How do I teach judgment without making students dependent on my calls?
Use graduated autonomy. Begin with heavily guided decision-making, then present scenarios where the student must make calls and justify them. Provide feedback that focuses on reasoning rather than only outcomes so students learn how to reach safe decisions independently.
How should instructors handle students who consistently make the same error?
Analyze the error to identify whether it is cognitive, procedural, or skill-based. Break the task into subcomponents, use targeted repetition, and incorporate varied contexts to generalize the skill. Document progress and set measurable milestones for improvement.
Is it better to let a student recover from a near-miss to learn from it?
Allowing recoverable errors within a controlled environment supports learning, provided you maintain a clear safety boundary and intervene before risk becomes unacceptable. The learning value must be balanced against potential consequences and aircraft limits.
How do I keep training realistic without taking unnecessary risks?
Simulate realistic stressors where possible, use simulators for higher-risk scenarios, and design staged in-air encounters that escalate only as student competence is demonstrated.

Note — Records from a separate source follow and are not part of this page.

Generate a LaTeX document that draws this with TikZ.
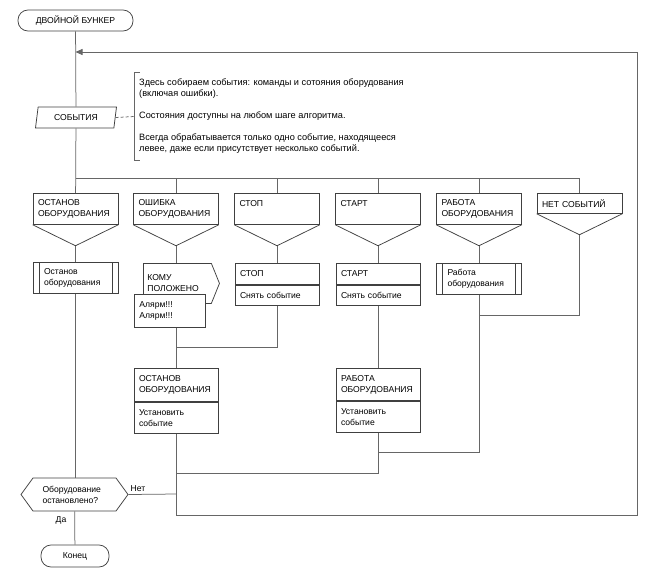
\documentclass[tikz,border=0pt]{standalone}
\usepackage{fontspec}
\setmainfont{Liberation Sans}
\usetikzlibrary{shapes.geometric,shapes.symbols,arrows.meta}

\tikzset{
  every node/.style={font=\fontsize{8.6}{11}\selectfont},
  shp/.style={draw=black!75, line width=0.75pt},
  conn/.style={draw=black!60, line width=0.75pt},
  term/.style={shp, rounded corners=10pt, minimum width=#1, minimum height=21, inner sep=0pt},
  casebox/.style={shp, anchor=north, minimum width=85, minimum height=31, text width=75, inner xsep=5, align=left},
  predef/.style={shp, anchor=north, minimum width=85, minimum height=31, text width=63, inner xsep=11, align=left,
    path picture={\draw[black!75, line width=0.75pt]
      ([xshift=6pt]path picture bounding box.north west) -- ([xshift=6pt]path picture bounding box.south west)
      ([xshift=-6pt]path picture bounding box.north east) -- ([xshift=-6pt]path picture bounding box.south east);}},
  part/.style={shp, anchor=north, minimum width=84, text width=74, inner xsep=5, align=left},
}

\begin{document}
\begin{tikzpicture}[x=1pt, y=-1pt]
\useasboundingbox (0,0) rectangle (655,574);

% начало, события и комментарий
\node[term=115] (start) at (75.5,20.5) {ДВОЙНОЙ БУНКЕР};
\node[shp, trapezium, trapezium left angle=72, trapezium right angle=108, trapezium stretches body,
  minimum width=81, minimum height=21, inner sep=1pt] (ev) at (76,117.5) {СОБЫТИЯ};
\node[anchor=west, minimum height=87, align=left, inner xsep=5, font=\fontsize{9.2}{11}\selectfont] (cm) at (134,116.5)
  {Здесь собираем события: команды  и сотояния оборудования\\(включая ошибки).\\[11pt]
   Состояния доступны на любом шаге алгоритма.\\[11pt]
   Всегда обрабатывается только одно событие, находящееся\\левее, даже если присутствует несколько событий.};
\draw[conn] ([xshift=6pt]cm.north west) -- (cm.north west) -- (cm.south west) -- ([xshift=6pt]cm.south west);
\draw[conn, dash pattern=on 3pt off 2pt] (ev.east) -- (cm.west);

% варианты
\node[casebox] (c1) at (75.5,193) {ОСТАНОВ\\ОБОРУДОВАНИЯ};
\node[casebox] (c2) at (176,193) {ОШИБКА\\ОБОРУДОВАНИЯ};
\node[casebox] (c3) at (277,193) {СТОП\\~};
\node[casebox] (c4) at (378,193) {СТАРТ\\~};
\node[casebox] (c5) at (479,193) {РАБОТА\\ОБОРУДОВАНИЯ};
\node[casebox, minimum height=20] (c6) at (579.5,193) {НЕТ СОБЫТИЙ};
\foreach \c in {c1,c2,c3,c4,c5,c6}
  \draw[shp] (\c.south west) -- ([yshift=-21pt]\c.south) coordinate (\c tip) -- (\c.south east);

% действия
\node[predef] (p1) at (75.5,262) {Останов\\оборудования};
\node[shp, signal, signal to=east, signal pointer angle=136, anchor=north west, minimum width=75,
  minimum height=40, text width=60, inner xsep=4, align=left] (k2) at (143,263) {КОМУ\\ПОЛОЖЕНО};
\node[shp, fill=white, anchor=north west, minimum width=71, minimum height=33, text width=61,
  inner xsep=5, align=left] (a2) at (134,294) {Алярм!!!\\Алярм!!!};
\node[part, minimum height=21] (s3) at (277,263) {СТОП};
\node[part, minimum height=20] (s3b) at (s3.south) {Снять событие};
\node[part, minimum height=21] (s4) at (378,263) {СТАРТ};
\node[part, minimum height=20] (s4b) at (s4.south) {Снять событие};
\node[predef] (p5) at (479,263) {Работа\\оборудования};

\node[part, minimum height=33] (o2) at (176,368) {ОСТАНОВ\\ОБОРУДОВАНИЯ};
\node[part, minimum height=31] (o2b) at (o2.south) {Установить\\событие};
\node[part, minimum height=32] (r4) at (378,368) {РАБОТА\\ОБОРУДОВАНИЯ};
\node[part, minimum height=31] (r4b) at (r4.south) {Установить\\событие};

\node[shp, signal, signal to=west and east, signal pointer angle=108, minimum width=107,
  minimum height=33, text width=64, inner xsep=2, align=left] (hx) at (74.5,494.5) {Оборудование\\остановлено?};
\node[term=68, minimum height=22] (fin) at (75,556) {Конец};

% соединения
\coordinate (bl) at (75.5,178);
\coordinate (br) at (579.5,178);
\coordinate (j1) at (176,347);
\coordinate (j5) at (479,452);
\coordinate (j6) at (579.5,315);
\coordinate (j4) at (378,473);
\coordinate (lb) at (176,515);
\coordinate (lr) at (637,515);
\coordinate (lt) at (637,52);
\coordinate (ln) at (176,494);

\draw[conn] (start) -- (ev);
\draw[conn] (ev) -- (c1);
\draw[conn] (bl) -- (br);
\foreach \c in {c2,c3,c4,c5,c6}
  \draw[conn] (\c.north |- bl) -- (\c.north);
\draw[conn] (c1tip) -- (p1);
\draw[conn] (p1) -- (p1.south |- hx.north);
\draw[conn] (c2tip) -- (c2tip |- k2.north);
\draw[conn] (a2.south -| j1) -- (j1) -- (j1 -| s3b.south) -- (s3b.south);
\draw[conn] (j1) -- (o2);
\draw[conn] (c3tip) -- (s3);
\draw[conn] (c4tip) -- (s4);
\draw[conn] (s4b) -- (r4);
\draw[conn] (c5tip) -- (p5);
\draw[conn] (p5) -- (j5) -- (j5 -| r4b.south);
\draw[conn] (c6tip) -- (j6) -- (j6 -| p5.south);
\draw[conn] (r4b) -- (j4) -- (j4 -| o2b.south);
\draw[conn, -{Triangle[length=7pt,width=6pt]}] (o2b) -- (lb) -- (lr) -- (lt) -- (lt -| start.south);
\draw[conn] (hx.east) -- node[pos=0.2, above, inner sep=2pt] {Нет} (ln);
\draw[conn] (hx) -- (fin);
\node (da) at (61,520) {Да};
\end{tikzpicture}
\end{document}
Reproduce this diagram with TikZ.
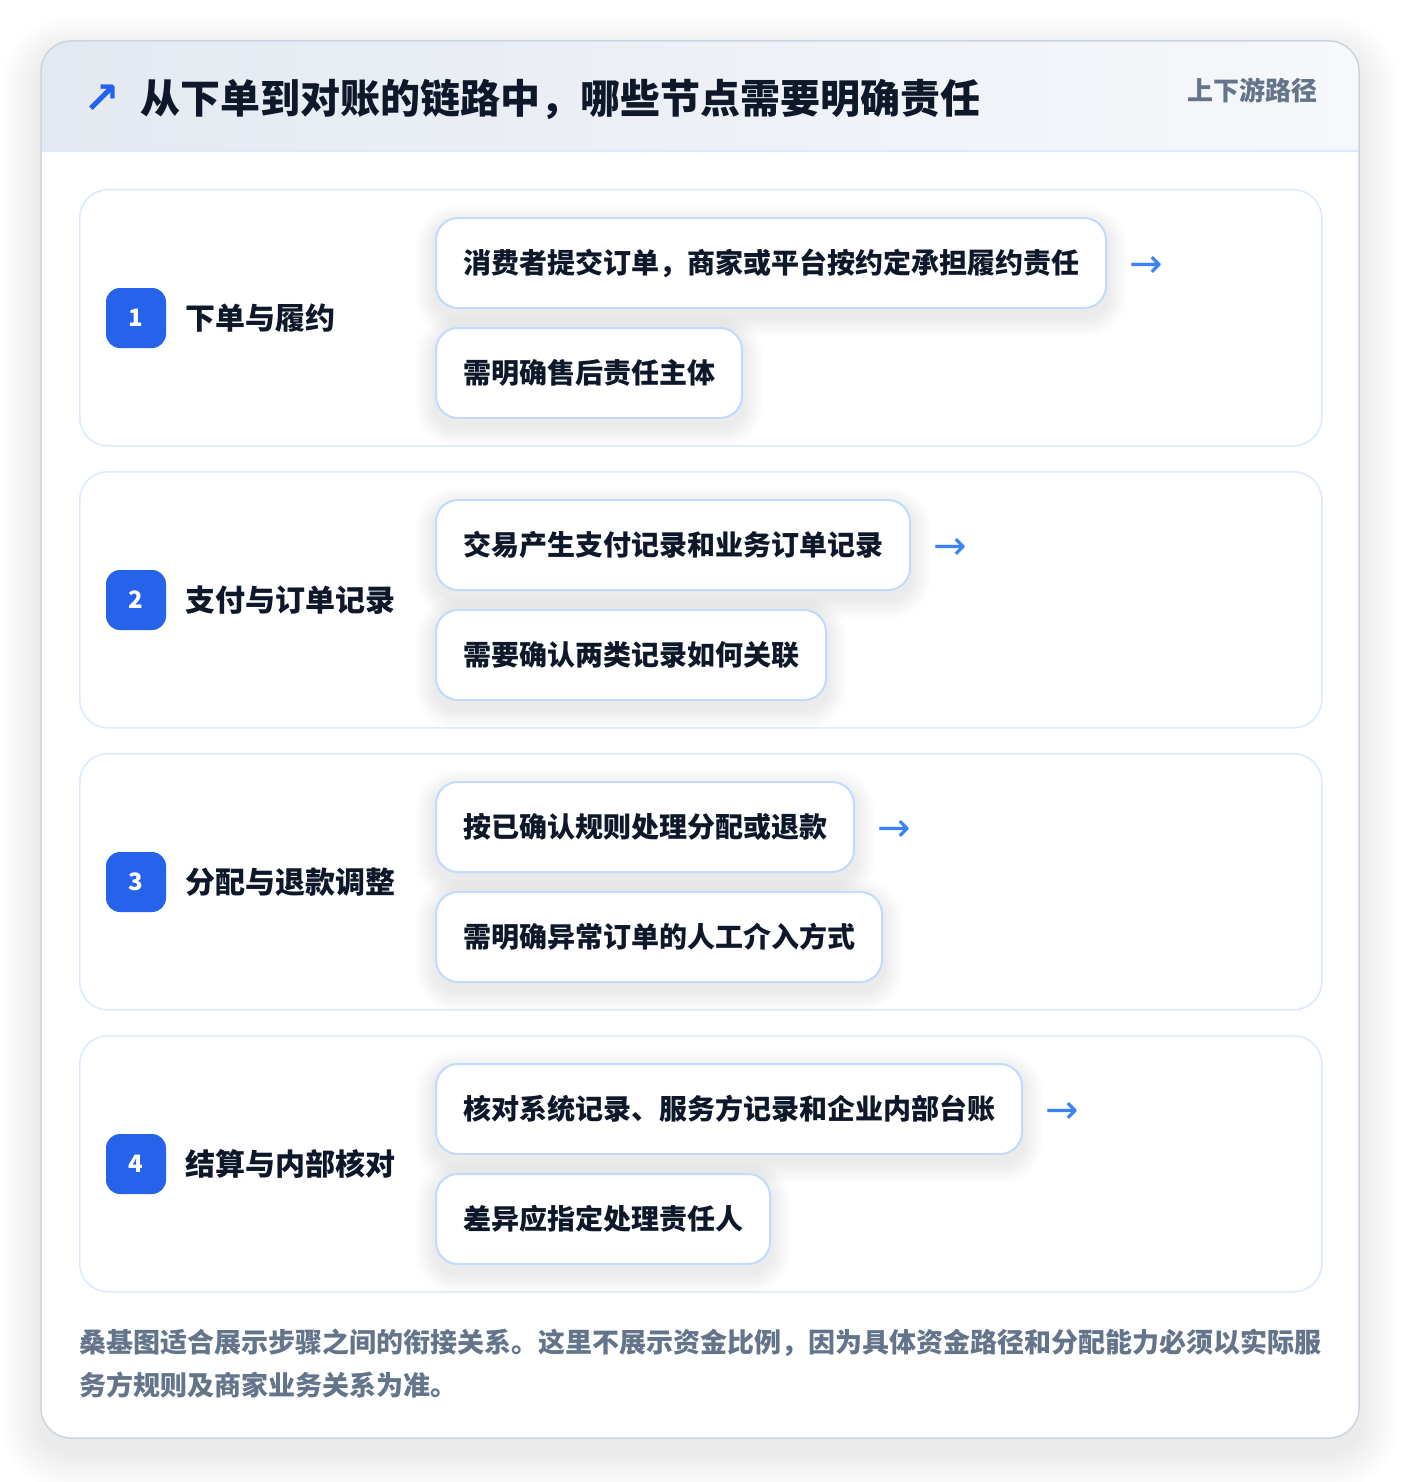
\documentclass[tikz,border=0pt]{standalone}
\usepackage{fontspec}
\setmainfont{Noto Sans CJK SC}
\newfontfamily\symfont{DejaVu Sans}
\definecolor{ink}{HTML}{0F172A}
\definecolor{brand}{HTML}{2563EB}
\definecolor{flowc}{HTML}{3B82F6}
\definecolor{slate}{HTML}{64748B}
\definecolor{cardB}{HTML}{DBEAFE}
\definecolor{itemB}{HTML}{BFDBFE}
\definecolor{outerB}{HTML}{CBD5E1}
\definecolor{hdrL}{HTML}{E4E9F1}
\definecolor{hdrR}{HTML}{F6F8FB}
\definecolor{shadowc}{HTML}{1E293B}
\pgfdeclarelayer{back}
\pgfdeclarelayer{shade}
\pgfsetlayers{back,shade,main}
\tikzset{
  card/.style={draw=cardB, line width=1.5pt, fill=white, rounded corners=28pt,
    minimum width=1242pt, minimum height=256pt, inner sep=0pt},
  badge/.style={fill=brand, rounded corners=14pt, minimum size=60pt, inner sep=0pt,
    text=white, font=\fontsize{24}{24}\selectfont\bfseries},
  lab/.style={anchor=west, text=ink, inner sep=0pt, font=\fontsize{30}{30}\selectfont\bfseries},
  itembox/.style={draw=itemB, line width=2pt, fill=white, rounded corners=22pt,
    minimum height=90pt, inner xsep=27pt, inner ysep=0pt, anchor=north west, text=ink,
    font=\fontsize{28}{28}\selectfont\bfseries},
  flowarrow/.style={anchor=west, text=flowc, inner sep=0pt, font=\symfont\fontsize{40}{40}\selectfont},
  note/.style={anchor=west, text=slate, inner sep=0pt, font=\fontsize{27}{27}\selectfont\bfseries},
  softshade/.style={fill=shadowc, opacity=0.006}
}
% soft shadow under a node: #1 node name, #2 corner radius
\newcommand\boxshadow[2]{%
  \begin{pgfonlayer}{shade}
  \foreach \i in {2,4,...,20}{
    \fill[softshade, rounded corners=#2+\i]
      ([shift={(-\i,-\i+8)}]#1.north west) rectangle ([shift={(\i,\i+8)}]#1.south east);
  }
  \end{pgfonlayer}}
\newcommand\flowrow[5]{%
  \pgfmathsetmacro\ry{189+282*(#1-1)}%
  \begin{pgfonlayer}{back}
  \node[card, anchor=north west] (card#1) at (79,\ry) {};
  \end{pgfonlayer}
  \node[badge] (badge#1) at (136,\ry+129) {#2};
  \node[lab] (lab#1) at (185,\ry+129) {#3};
  \node[itembox] (a#1) at (435,\ry+28) {#4};
  \node[itembox] (b#1) at (435,\ry+138) {#5};
  \boxshadow{a#1}{22}
  \boxshadow{b#1}{22}
  \node[flowarrow] (arr#1) at ([xshift=22pt,yshift=-4pt]a#1.east) {→};
}
\begin{document}
\begin{tikzpicture}[x=1pt,y=-1pt]
\useasboundingbox (0,0) rectangle (1400,1482);
\begin{pgfonlayer}{back}
\fill[white] (0,0) rectangle (1400,1482);
\foreach \i in {2,4,...,40}{
  \fill[fill=shadowc, opacity=0.005, rounded corners=30+\i]
    (41-\i,41-\i+14) rectangle (1359+\i,1438+\i+14);
}
\fill[white, rounded corners=30pt] (41,41) rectangle (1359,1438);
\begin{scope}
  \clip[rounded corners=30pt] (41,41) rectangle (1359,1438);
  \shade[left color=hdrL, right color=hdrR] (41,41) rectangle (1359,151);
\end{scope}
\draw[cardB, line width=1.5pt] (41,151) -- (1359,151);
\draw[outerB, line width=1.5pt, rounded corners=30pt] (41,41) rectangle (1359,1438);
\end{pgfonlayer}
% header
\node[text=brand, inner sep=0pt, font=\symfont\bfseries\fontsize{44}{44}\selectfont] (icon) at (102,99) {↗};
\node[anchor=west, text=ink, inner sep=0pt, font=\fontsize{40}{40}\selectfont\bfseries] (title) at (140,99)
  {从下单到对账的链路中，哪些节点需要明确责任};
\node[anchor=east, text=slate, inner sep=0pt, font=\fontsize{26}{26}\selectfont\bfseries] (tag) at (1318,90) {上下游路径};
% rows
\flowrow{1}{1}{下单与履约}{消费者提交订单，商家或平台按约定承担履约责任}{需明确售后责任主体}
\flowrow{2}{2}{支付与订单记录}{交易产生支付记录和业务订单记录}{需要确认两类记录如何关联}
\flowrow{3}{3}{分配与退款调整}{按已确认规则处理分配或退款}{需明确异常订单的人工介入方式}
\flowrow{4}{4}{结算与内部核对}{核对系统记录、服务方记录和企业内部台账}{差异应指定处理责任人}
% footer
\node[note] (note1) at (79,1343) {桑基图适合展示步骤之间的衔接关系。这里不展示资金比例，因为具体资金路径和分配能力必须以实际服};
\node[note] (note2) at (79,1385) {务方规则及商家业务关系为准。};
\end{tikzpicture}
\end{document}
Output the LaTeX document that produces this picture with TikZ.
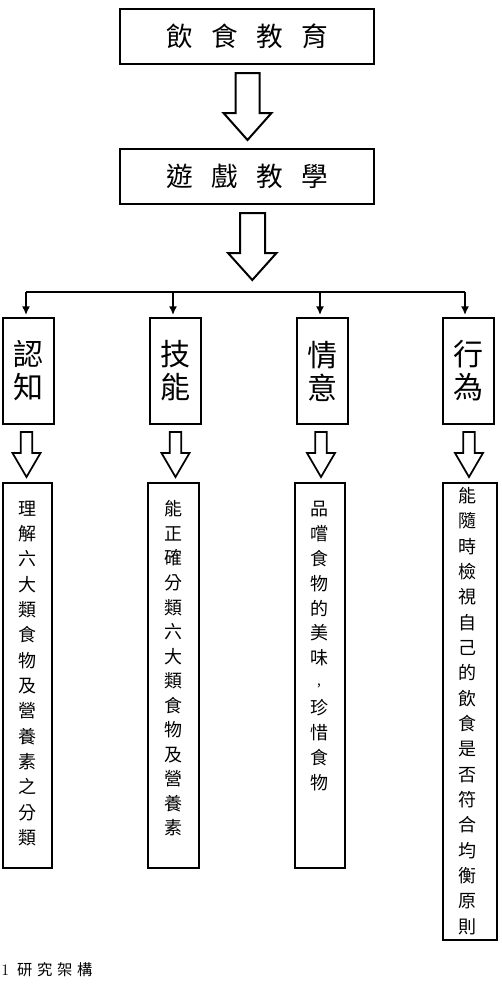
\documentclass[tikz,border=0pt]{standalone}
\usepackage{fontspec}
\newfontfamily\cjk{Noto Sans CJK TC}
\usetikzlibrary{arrows.meta}
\def\px{0.75pt}
\tikzset{
  bigbox/.style={draw, line width=1.5pt, inner sep=0pt, minimum width=254*\px, minimum height=55*\px,
    font={\cjk\fontsize{20}{24}\selectfont}},
  catbox/.style={draw, line width=1.4pt, inner sep=0pt, minimum width=51*\px, minimum height=106*\px,
    align=center, font={\cjk\fontsize{22.5}{24.75}\selectfont}},
  descbox/.style={draw, line width=1.3pt, inner sep=0pt},
  desctext/.style={inner sep=0pt, align=center},
  hollow/.style={draw, line width=1.5pt, fill=white, line join=miter},
  smallhollow/.style={draw, line width=1.3pt, fill=white, line join=miter},
  bus/.style={line width=1.5pt},
  drop/.style={line width=1.5pt, -{Latex[length=6.5pt,width=6pt]}, shorten >=1.5pt},
}
\newcommand\gapsp{\hspace{13.75pt}}
\begin{document}
\begin{tikzpicture}[x=0.75pt,y=-0.75pt]
\useasboundingbox (0,0) rectangle (501,989);

% top boxes
\node[bigbox] (edu) at (247,36.5) {飲\gapsp 食\gapsp 教\gapsp 育};
\node[bigbox] (game) at (247,176.5) {遊\gapsp 戲\gapsp 教\gapsp 學};

% hollow arrow 1
\draw[hollow] (235.5,73) -- (259.5,73) -- (259.5,113) -- (271.5,113) -- (247.5,140)
  -- (223.5,113) -- (235.5,113) -- cycle;
% hollow arrow 2
\draw[hollow] (240,213) -- (265,213) -- (265,253) -- (276.5,253) -- (252.3,280)
  -- (228,253) -- (240,253) -- cycle;

% category boxes
\node[catbox] (cog) at (28.5,371) {認\\知};
\node[catbox] (skl) at (175.5,371) {技\\能};
\node[catbox] (aff) at (322.5,371) {情\\意};
\node[catbox] (beh) at (468.5,371) {行\\為};

% bus
\coordinate (b1) at (26,292);
\coordinate (b2) at (173,292);
\coordinate (b3) at (320,292);
\coordinate (b4) at (465,292);
\draw[bus] (b1) -- (b4);
\draw[drop] (b1) -- (b1 |- cog.north);
\draw[drop] (b2) -- (b2 |- skl.north);
\draw[drop] (b3) -- (b3 |- aff.north);
\draw[drop] (b4) -- (b4 |- beh.north);

% small hollow arrows
\foreach \cx in {26.5,175.5,321,469}{
  \draw[smallhollow] (\cx-5.8,432) -- (\cx+5.8,432) -- (\cx+5.8,453) -- (\cx+14,453) -- (\cx,477)
    -- (\cx-14,453) -- (\cx-5.8,453) -- cycle;
}

% description boxes
\node[descbox, minimum width=49*\px, minimum height=385*\px] (d1) at (27.5,675.5) {};
\node[descbox, minimum width=51*\px, minimum height=385*\px] (d2) at (173.5,675.5) {};
\node[descbox, minimum width=50*\px, minimum height=385*\px] (d3) at (320,675.5) {};
\node[descbox, minimum width=54*\px, minimum height=457*\px] (d4) at (470,711.5) {};

\node[desctext, font={\cjk\fontsize{13.5}{19}\selectfont}] (t1) at (27,673.5)
  {理\\解\\六\\大\\類\\食\\物\\及\\營\\養\\素\\之\\分\\類};
\node[desctext, font={\cjk\fontsize{13.5}{18.4}\selectfont}] (t2) at (173,668.5)
  {能\\正\\確\\分\\類\\六\\大\\類\\食\\物\\及\\營\\養\\素};
\node[desctext, font={\cjk\fontsize{13.5}{18.7}\selectfont}] (t3) at (319,646)
  {品\\嚐\\食\\物\\的\\美\\味\\\raisebox{3pt}{\fontsize{10}{10}\selectfont ,}\\珍\\惜\\食\\物};
\node[desctext, font={\cjk\fontsize{13.5}{19}\selectfont}] (t4) at (467,711)
  {能\\隨\\時\\檢\\視\\自\\己\\的\\飲\\食\\是\\否\\符\\合\\均\\衡\\原\\則};

% caption
\node[anchor=west, inner sep=0pt, font={\fontsize{12}{14}\selectfont}] (cap) at (1,970)
  {1\hspace{6pt}{\cjk\fontsize{11.5}{13}\selectfont 研\hspace{3.5pt}究\hspace{3.5pt}架\hspace{3.5pt}構}};
\end{tikzpicture}
\end{document}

Always have clear abort criteria and ensure students understand the safety boundaries before beginning.
Key Takeaways
- Practical takeaway: Teach the why behind procedures and model decision-making out loud to build student judgment.
- Safety takeaway: Use staged complexity and controlled failures to prepare students for real-world surprises without creating unnecessary risk.
- Training takeaway: Standardize instruction and use constructive debriefs so students form consistent, safety-focused habits.
Effective flight instructor tips are not a set of commands but a set of habits: clear reasoning, staged learning, explicit risk discussion, and balanced intervention. Instructors who integrate these elements will produce pilots who are not only technically proficient but also resilient, adaptable, and safer.